Most of the data in the infographic is relatively basic: statistics on accuracy broken down by various question categories, technologies, that kind of thing. There were two results that I found very interesting.
The first was how much phrasing the question mattered. In one of the question categories, students were asked to associate a real-life scenario with the data structure that best represents it. The scenarios associated with a HashMap were a dictionary, a phone book, and an index. Students were much more likely to associate a dictionary or phone book with the Map data structure than an index. This is something that psychologists and statisticians have long understood, but it was striking to see such a blatant example in the result data.

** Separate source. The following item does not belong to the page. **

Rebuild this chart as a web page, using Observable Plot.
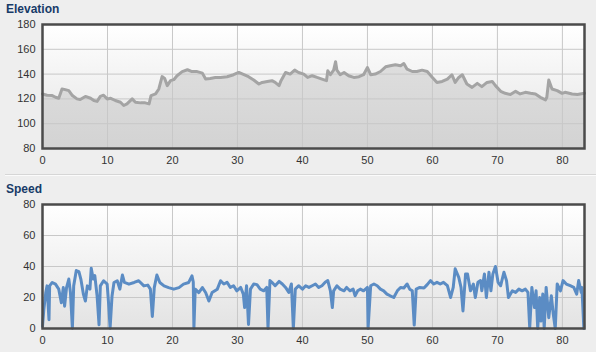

The second interesting result was the list of question topics we generated at the bottom of the infographic. Recall that the point of this exercise was to gather data to help us improve our interview process for college students. I took the approximately 500 questions the students answered, calculated the average accuracy by question, and sorted them by that accuracy value. My intuition for selecting topics was similar to performing binary search.
Given the full pool of candidates, we’d like to ask a question that approximately divides the candidates in half, that is, a question with around 50% accuracy. We then ask the successful candidates another question with a close to 50% accuracy, further subdividing the pool of potential candidates. We keep performing this process until we reach a reasonably sized pool of candidates to interview.
This of course assumes that the ideal candidate would correctly answer every question we asked, and that set potential candidates still has around a 50% chance to correctly answer the next questions at every stage, which is absurd. Asking a question about generators, a key concept in Python programming, to a programmer who’s only ever used C# and C++ would be a little unfair. So, instead of eliminating candidates at each step we average their results across the various steps, with the idea that the ideal candidate should be able to answer most of the questions correctly.